The husky probably cannot adapt to community life like his human master, who never has had a desire to train him except as a beast of burden. The Arcticraised husky's nature, whether he is hungry or not, is to seek food constantly, anything from a chunk of whale meat to a sealskin boot, and he has wonderful cunning, even ferocity, in the fine art of stealing it. He would be a nuisance in a settlement. After all, snowmobiles don't bite.

MANY-STORIED MOUNTAIN

Since the earth gave a prehistoric spasm and produced the jagged teeth of the Alps, peaceful little Switzerland seldom has experienced such an upheaval as she had last week in celebration of the centennial of the first conquest of the Matterhorn. The imperious, 14,701-foot mountain was not climbed until July 1865, when Edward Whymper, an English artist, scaled the Northeastern Ridge on his eighth attempt. It was a tragic first. Four of his companions were killed on the way down, and the Matterhorn's enticing slopes have since claimed more than 90 victims. But during its 100 years of reluctant submission, 100,000 persons have reached the peak, as many as 158 in one day. One British sportsman made the climb extemporaneously; for an alpenstock he used his neatly furled umbrella. The first woman to climb the Matterhorn did it in a white print dress, and assisted her 63-year-old father to the summit. That was in 1871. Since then a barmaid, an 11-year-old girl, an octogenarian and a cat have made the top. Four Swiss bragged they could push a cow to the peak. They froze. The cow never was found. At one time, before ropes and railings made the ascent less perilous, the Vatican looked askance at the idea of Catholics trying it. Subsequently Pope Pius XI, then a priest, made the climb himself.
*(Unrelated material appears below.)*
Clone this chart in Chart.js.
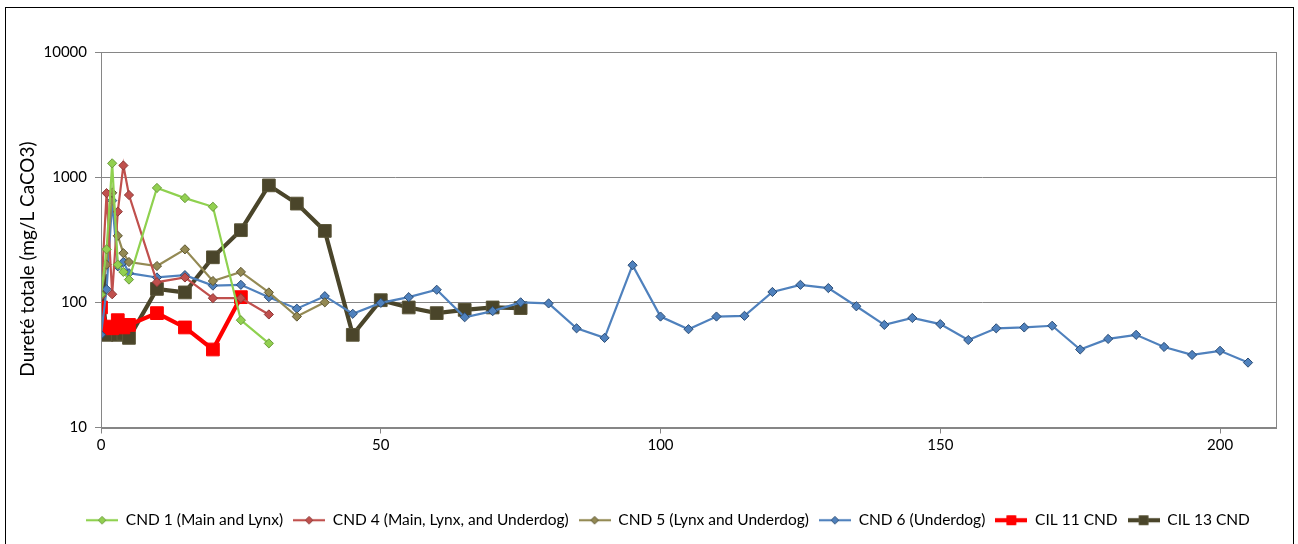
<!DOCTYPE html>
<html>
<head>
<meta charset="utf-8">
<script src="https://cdn.jsdelivr.net/npm/chart.js@4/dist/chart.umd.min.js"></script>
<style>
  html, body { margin: 0; padding: 0; background: #fff; }
  #wrap { position: relative; width: 1298px; height: 544px; }
  #frame { position: absolute; left: 5px; top: 7px; width: 1289px; height: 545px; border: 1px solid #000; box-sizing: border-box; pointer-events: none; }
</style>
</head>
<body>
<div id="wrap">
  <canvas id="chart" width="1298" height="544"></canvas>
  <div id="frame"></div>
</div>
<script>
// series data (x = time, y = hardness mg/L CaCO3)
const cnd1X = [0, 1, 2, 3, 4, 5, 10, 15, 20, 25, 30];
const cnd1Y = [115, 265, 1290, 200, 175, 152, 820, 680, 580, 72, 47];

const cnd4X = [0, 1, 2, 3, 4, 5, 10, 15, 20, 25, 30];
const cnd4Y = [112, 745, 116, 530, 1240, 720, 145, 158, 108, 108, 80];

const cnd5X = [0, 1, 2, 3, 4, 5, 10, 15, 20, 25, 30, 35, 40];
const cnd5Y = [118, 200, 750, 340, 247, 210, 195, 265, 148, 175, 120, 77, 100];

const cnd6X = [0, 1, 2, 3, 4, 5, 10, 15, 20, 25, 30, 35, 40, 45, 50, 55, 60, 65, 70, 75, 80,
  85, 90, 95, 100, 105, 110, 115, 120, 125, 130, 135, 140, 145, 150, 155, 160, 165, 170,
  175, 180, 185, 190, 195, 200, 205];
const cnd6Y = [55, 127, 650, 194, 210, 171, 158, 165, 136, 138, 110, 89, 112, 81, 99, 110, 126, 76, 85, 100, 98,
  62, 52, 198, 77, 61, 77, 78, 121, 138, 130, 93, 66, 75, 67, 50, 62, 63, 65,
  42, 51, 55, 44, 38, 41, 33];

const cil11X = [0, 1, 2, 3, 4, 5, 10, 15, 20, 25];
const cil11Y = [91, 64, 62, 72, 63, 66, 82, 63, 42, 110];

const cil13X = [0, 1, 2, 3, 4, 5, 10, 15, 20, 25, 30, 35, 40, 45, 50, 55, 60, 65, 70, 75];
const cil13Y = [148, 55, 62, 55, 56, 52, 128, 120, 229, 377, 860, 615, 372, 55, 104, 91, 82, 87, 91, 90];

const seriesNames = ["CND 1 (Main and Lynx)", "CND 4 (Main, Lynx, and Underdog)", "CND 5 (Lynx and Underdog)",
  "CND 6 (Underdog)", "CIL 11 CND", "CIL 13 CND"];
const yTitle = "Dureté totale (mg/L CaCO3)";
const yTicks = [10, 100, 1000, 10000];
const xTicks = [0, 50, 100, 150, 200];

const pts = (xs, ys) => xs.map((x, i) => ({ x: x, y: ys[i] }));

function sample(line, fill, border, style, r, lw) {
  const c = document.createElement("canvas");
  c.width = 32; c.height = 20;
  const g = c.getContext("2d");
  g.strokeStyle = line; g.lineWidth = lw;
  g.beginPath(); g.moveTo(0, 10); g.lineTo(32, 10); g.stroke();
  g.fillStyle = fill; g.strokeStyle = border; g.lineWidth = 1;
  g.beginPath();
  if (style === "rectRot") {
    g.moveTo(16, 10 - r); g.lineTo(16 + r, 10); g.lineTo(16, 10 + r); g.lineTo(16 - r, 10); g.closePath();
  } else {
    g.rect(16 - r, 10 - r, 2 * r, 2 * r);
  }
  g.fill(); if (border) g.stroke();
  return c;
}

function cnd(label, xs, ys, line, fill, border) {
  return {
    label: label, data: pts(xs, ys),
    borderColor: line, borderWidth: 2.2,
    pointStyle: "rectRot", pointRadius: 4.6, pointBackgroundColor: fill, pointBorderColor: border, pointBorderWidth: 1,
    legendImg: sample(line, fill, border, "rectRot", 3.8, 2.2)
  };
}
function cil(label, xs, ys, color, border) {
  return {
    label: label, data: pts(xs, ys),
    borderColor: color, borderWidth: 4.2,
    pointStyle: "rect", pointRadius: 9, pointBackgroundColor: color, pointBorderColor: border, pointBorderWidth: 1,
    legendImg: sample(color, color, border, "rect", 4.5, 4.2)
  };
}

const datasets = [
  cnd(seriesNames[0], cnd1X, cnd1Y, "#8fd14f", "#92d050", "#6a9a3a"),
  cnd(seriesNames[1], cnd4X, cnd4Y, "#c0504d", "#c0504d", "#8c3836"),
  cnd(seriesNames[2], cnd5X, cnd5Y, "#948a54", "#938953", "#5e5632"),
  cnd(seriesNames[3], cnd6X, cnd6Y, "#4f81bd", "#4f81bd", "#2c4d75"),
  cil(seriesNames[4], cil11X, cil11Y, "#ff0000", "#ff0000"),
  cil(seriesNames[5], cil13X, cil13Y, "#4a452a", "#5a5538")
];

const font = "Lato, 'Open Sans', sans-serif";

// plot frame + y title (placed like the original, a bit below the axis centre)
const plotBox = {
  id: "plotBox",
  afterLayout(chart) {
    // legend in the original is centred on the whole frame, not the plot
    chart.legend.left = 60;
  },
  afterDraw(chart) {
    const a = chart.chartArea, ctx = chart.ctx;
    ctx.save();
    ctx.strokeStyle = "#868686"; ctx.lineWidth = 1;
    ctx.strokeRect(Math.round(a.left) + 0.5, Math.round(a.top) + 0.5, Math.round(a.right - a.left), Math.round(a.bottom - a.top));
    ctx.translate(28, 259);
    ctx.rotate(-Math.PI / 2);
    ctx.fillStyle = "#000";
    ctx.font = "19px " + font;
    ctx.textAlign = "center";
    ctx.textBaseline = "middle";
    ctx.fillText(yTitle, 0, 0);
    ctx.restore();
  }
};

new Chart(document.getElementById("chart"), {
  type: "line",
  data: { datasets: datasets },
  plugins: [plotBox],
  options: {
    responsive: false,
    animation: false,
    events: [],
    layout: { padding: { left: 0, right: 22, top: 52, bottom: 6 } },
    plugins: {
      tooltip: { enabled: false },
      legend: {
        position: "bottom",
        labels: {
          color: "#000",
          font: { family: font, size: 15.5 },
          usePointStyle: true,
          pointStyleWidth: 32,
          boxHeight: 14,
          padding: 10,
          generateLabels(chart) {
            return chart.data.datasets.map((d, i) => ({
              text: d.label, pointStyle: d.legendImg, fillStyle: d.borderColor,
              strokeStyle: d.borderColor, lineWidth: 0, datasetIndex: i, fontColor: "#000"
            }));
          }
        }
      }
    },
    scales: {
      x: {
        type: "linear", min: 0, max: 210,
        afterBuildTicks(axis) { axis.ticks = xTicks.map(v => ({ value: v })); },
        afterFit(axis) { axis.height = 75; },
        grid: { drawOnChartArea: false, drawTicks: true, tickLength: 6, color: "#868686" },
        border: { color: "#868686" },
        ticks: { color: "#000", font: { family: font, size: 15 }, padding: 3, maxRotation: 0 }
      },
      y: {
        type: "logarithmic", min: 10, max: 10000,
        afterBuildTicks(axis) { axis.ticks = yTicks.map(v => ({ value: v })); },
        afterFit(axis) { axis.width = 101; },
        grid: { color: "#868686", tickLength: 6, drawTicks: true },
        border: { color: "#868686" },
        ticks: { color: "#000", font: { family: font, size: 15 }, padding: 8,
          callback: v => String(v) }
      }
    }
  }
});
</script>
</body>
</html>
The centenary celebration led off last week with banquets, a movie about Whymper, a premier performance of The Alpine Symphony and a raclette (melted cheese, potatoes and pickles) party. A motley, if unhistorical, mock invasion of Switzerland by Augustus Caesar, Roman legionnaires and Hannibal's elephants never came off. Alpine elephants are hard to come by these days. Highlight of the festivities was a TV spectacular. Home viewers saw, and heard, a live, on-the-spot ascent via five fixed cameras, several portable cameras and walkie-talkies. The TV team, encumbered by 10 tons of equipment, duplicated Whymper's 13-hour climb in only nine hours.
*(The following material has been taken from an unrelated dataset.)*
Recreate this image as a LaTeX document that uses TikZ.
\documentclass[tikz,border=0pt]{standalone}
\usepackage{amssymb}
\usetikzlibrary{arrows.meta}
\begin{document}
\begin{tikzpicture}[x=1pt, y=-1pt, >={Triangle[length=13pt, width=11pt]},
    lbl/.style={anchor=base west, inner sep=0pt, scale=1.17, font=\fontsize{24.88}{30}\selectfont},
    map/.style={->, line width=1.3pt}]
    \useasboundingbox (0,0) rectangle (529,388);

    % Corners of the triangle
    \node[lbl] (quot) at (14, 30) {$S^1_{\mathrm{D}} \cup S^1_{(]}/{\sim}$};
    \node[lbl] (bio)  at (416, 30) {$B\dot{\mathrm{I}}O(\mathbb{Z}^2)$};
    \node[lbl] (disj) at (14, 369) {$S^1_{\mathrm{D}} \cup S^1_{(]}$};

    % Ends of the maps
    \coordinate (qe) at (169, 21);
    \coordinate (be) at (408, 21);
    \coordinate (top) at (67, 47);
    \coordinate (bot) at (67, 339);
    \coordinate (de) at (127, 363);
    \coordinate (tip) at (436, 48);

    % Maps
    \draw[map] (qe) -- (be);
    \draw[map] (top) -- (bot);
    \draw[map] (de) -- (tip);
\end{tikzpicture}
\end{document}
THE WANDERING HAMBLETONIAN

Once again the trotting trade journals are carrying notices inviting tracks to bid for The Hambletonian. The present contract between The Hambletonian Society and the Hayes family of Du Quoin, Ill., where the race has been held for eight years, expires in 1966. The society will meet next September 2, open the bids and decide where the event will be held beginning in 1967.
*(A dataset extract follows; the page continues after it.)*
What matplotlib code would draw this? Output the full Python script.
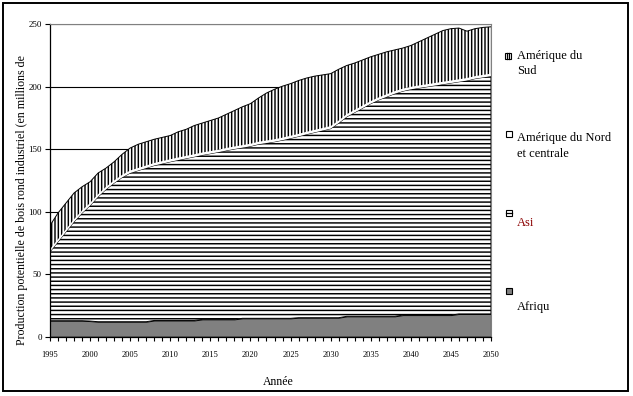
import numpy as np
import matplotlib
matplotlib.use("Agg")
import matplotlib.pyplot as plt
from matplotlib.patches import Rectangle
from matplotlib.lines import Line2D

plt.rcParams['font.family'] = ['Liberation Serif', 'DejaVu Serif']
plt.rcParams['hatch.linewidth'] = 1.05

# Data (millions de m3), one value per year 1995-2050
years = list(range(1995, 2051))

afrique = [12.8, 12.8, 12.8, 12.8, 12.8, 12.5, 12.0, 12.0, 12.0, 12.0,
           12.0, 12.0, 12.0, 13.0, 13.0, 13.0, 13.0, 13.0, 13.0, 13.9,
           13.9, 13.9, 13.9, 13.9, 14.7, 14.7, 14.7, 14.7, 14.7, 14.7,
           14.7, 15.2, 15.2, 15.2, 15.2, 15.2, 15.2, 16.3, 16.3, 16.3,
           16.3, 16.3, 16.3, 16.3, 17.3, 17.3, 17.3, 17.3, 17.3, 17.3,
           17.3, 18.2, 18.2, 18.2, 18.2, 18.2]

asie = [55.2, 63.2, 71.2, 79.2, 86.2, 92.5, 100.0, 106.0, 111.0, 115.5,
        119.0, 121.0, 123.0, 124.0, 125.5, 127.0, 128.4, 129.7, 131.0, 131.5,
        132.6, 133.8, 135.1, 136.3, 136.6, 137.7, 139.3, 140.3, 141.3, 142.6,
        144.1, 145.1, 146.8, 148.3, 149.8, 151.3, 155.8, 159.7, 163.2, 166.7,
        170.2, 173.2, 175.7, 178.2, 179.2, 180.7, 181.7, 182.7, 183.7, 184.7,
        185.7, 185.8, 186.8, 188.3, 189.3, 190.3]

amerique_nord = [2.0] * 56

amerique_sud = [19.0, 21.0, 21.0, 21.0, 19.0, 17.0, 17.0, 15.0, 15.0, 16.5,
                18.0, 19.0, 19.0, 19.0, 19.0, 19.0, 20.6, 21.3, 23.0, 23.6,
                24.5, 25.3, 27.0, 28.8, 30.7, 32.1, 35.0, 38.0, 40.0, 41.2,
                41.7, 42.7, 43.0, 43.0, 42.5, 42.0, 41.0, 39.0, 37.5, 36.5,
                35.5, 34.5, 34.0, 33.0, 32.5, 33.0, 35.0, 37.0, 39.0, 41.0,
                41.5, 41.0, 37.5, 38.0, 38.0, 37.5]

y_ticks = [0, 50, 100, 150, 200, 250]
x_labels = [str(y) if y % 5 == 0 else '' for y in years]

W, H = 633, 396
fig = plt.figure(figsize=(W / 100, H / 100), dpi=100)
ax = fig.add_axes([50 / W, 1 - 336.7 / H, 441 / W, 312.4 / H])

x = np.array(years)
b0 = np.zeros(len(x))
b1 = b0 + np.array(afrique)
b2 = b1 + np.array(asie)
b3 = b2 + np.array(amerique_nord)
b4 = b3 + np.array(amerique_sud)

ax.fill_between(x, b0, b1, facecolor='#808080', edgecolor='black', linewidth=0.7, zorder=2)
ax.fill_between(x, b1, b2, facecolor='white', edgecolor='black', hatch='----', linewidth=0.7, zorder=2)
ax.fill_between(x, b2, b3, facecolor='white', edgecolor='none', linewidth=0, zorder=2)
ax.fill_between(x, b3, b4, facecolor='white', edgecolor='black', hatch='|||||', linewidth=0, zorder=2)
ax.plot(x, b4, color='black', linewidth=0.7, zorder=3)
ax.plot([x[-1], x[-1]], [0, b4[-1]], color='black', linewidth=0.8, zorder=3)

ax.set_xlim(1995, 2050)
ax.set_ylim(0, 250)
ax.set_yticks(y_ticks)
ax.set_xticks(years)
ax.set_xticklabels(x_labels)
ax.yaxis.grid(True, color='black', linewidth=0.8)
ax.set_axisbelow(True)

ax.tick_params(axis='y', direction='out', length=3.5, width=0.8, labelsize=6.5, pad=2.5)
ax.tick_params(axis='x', direction='out', length=3, width=0.8, labelsize=6, pad=7)
for s in ['left', 'bottom']:
    ax.spines[s].set_color('black')
    ax.spines[s].set_linewidth(0.9)
ax.spines['top'].set_color('#808080')
ax.spines['right'].set_color('#808080')
ax.spines['top'].set_linewidth(0.8)
ax.spines['right'].set_linewidth(0.8)

# axis titles
fig.text(22 / W, 1 - 200 / H, 'Production potentielle de bois rond industriel (en millions de',
         rotation=90, ha='center', va='center', fontsize=8.6)
fig.text(278 / W, 1 - 382 / H, 'Année', ha='center', va='center', fontsize=8.5)


def px(xp, yp):
    return xp / W, 1 - yp / H


def marker(x0, y0, face='white'):
    r = Rectangle(px(x0, y0 + 6), 6 / W, 6 / H, transform=fig.transFigure,
                  facecolor=face, edgecolor='black', linewidth=0.8)
    fig.add_artist(r)


# legend (drawn by hand, Excel layout)
marker(505, 53)
for xl in (507.3, 509.3):
    fig.add_artist(Line2D([xl / W, xl / W], [1 - 53 / H, 1 - 59 / H],
                          transform=fig.transFigure, color='black', linewidth=0.9))
fig.text(517 / W, 1 - 55.5 / H, 'Amérique du', ha='left', va='center', fontsize=9)
fig.text(517 / W, 1 - 71 / H, 'Sud', ha='left', va='center', fontsize=9)

marker(505.5, 131)
fig.text(517 / W, 1 - 138.5 / H, 'Amérique du Nord', ha='left', va='center', fontsize=9)
fig.text(517 / W, 1 - 154 / H, 'et centrale', ha='left', va='center', fontsize=9)

marker(505.5, 210)
fig.add_artist(Line2D([505.5 / W, 511.5 / W], [1 - 213 / H, 1 - 213 / H],
                      transform=fig.transFigure, color='black', linewidth=0.9))
fig.text(517 / W, 1 - 223 / H, 'Asi', ha='left', va='center', fontsize=9, color='#8B0000')

marker(505.5, 288, face='#808080')
fig.text(517 / W, 1 - 307 / H, 'Afriqu', ha='left', va='center', fontsize=9)

# outer frame
fig.add_artist(Rectangle((3 / W, 1 - 391 / H), 625 / W, 388 / H, transform=fig.transFigure,
                         facecolor='none', edgecolor='black', linewidth=1.4))

fig.savefig('out.png', dpi=100)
It is hard to believe that trotting's elders still do not understand how they demean harness racing by putting up for auction its most significant race. (Imagine the Kentucky Derby becoming the New York Derby for a few years, and then the Arizona Derby.) In addition, each successive auction is another slap in the face of the Hayes family, which has done such a superb job of promoting and staging the race. The Hambletonian should stay in Du Quoin.